My brother is 26 and I am 21, having moved back home from uni (in London). He is frankly abusive. We all have to be careful of how we eat and drink because the littlest thing aggregates him. He swears and is rude. Everything revolves around him, he gets priority for everything. He blocks us in the drive so we can't get in/out and he leaves his keys in the door so we can't go out. My parents frequently complain about this to me and yet they say nothing to me. He also lost the dog and we only found her by chance; my parents said little about it and certainly nothing to his face and put in this way, our dog is treated like a God. Memory foam mattress, all the toys in the world everything.
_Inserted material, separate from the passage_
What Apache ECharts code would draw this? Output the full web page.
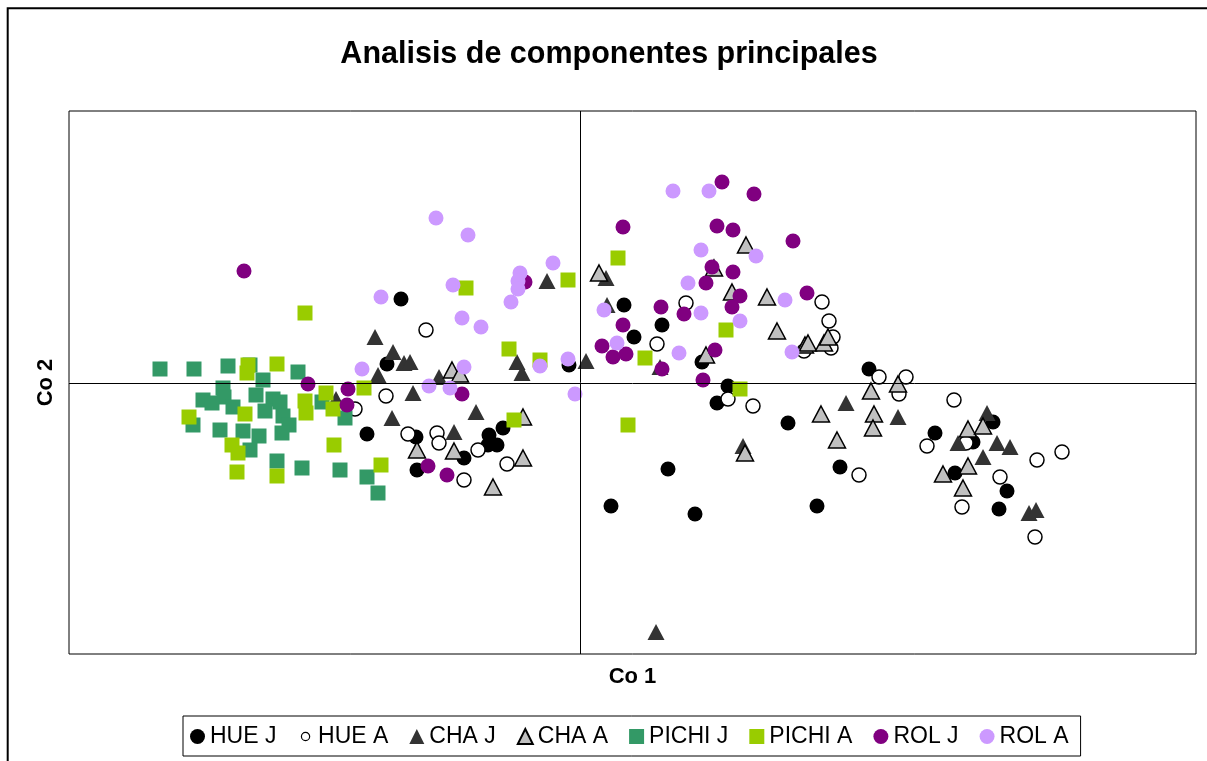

We used to get on so well but now he is frankly vile and deliberately picks fights. One time he threatened to hit me several in front of his girlfriend and hit the sofa I was sat on. I was so scared I barricaded my bedroom door. My parents know about this and apparently spoke to him but I never had an apology. I have blocked him and his girlfriend on Facebook. Another time he shouted at me constantly swearing etc. as I was going to order a family takeaway. This was last night and he left with his girlfriend. I still have not had an apology and he is coming home with his girlfriend so my parents will definitely not speak to him. My sister-in-law said two months ago before the dog and threatening incident that my parents were thinking of kicking him out. He lives at home rent-free. I have barely lived at home since I was 18. I would move out if I could but I am on £8p/h and my the time I have paid all my bills I would be broke. I only moved home to save up for a deposit before going to London for a 'career' job. My brother does nothing for my parents. I do all my Dad's business emails, his invoices etc. and I list all his stuff on eBay for him. I text for both my parents because they can't be bothered and make them drinks every hour. My dad just came in as I was typing this asking me to get a splinter out of his finger. If I ever complain or say how my brother gets away with murder he always tries to sweet talk me "do it for me" "oh please" It's at the stage were I am loosing respect for my Dad as I see him as nothing more than a coward.
I seriously hate my life right now, I want to cry. I hate my job and I hate my family. All I have to look forward to is horse riding once a week and that is it.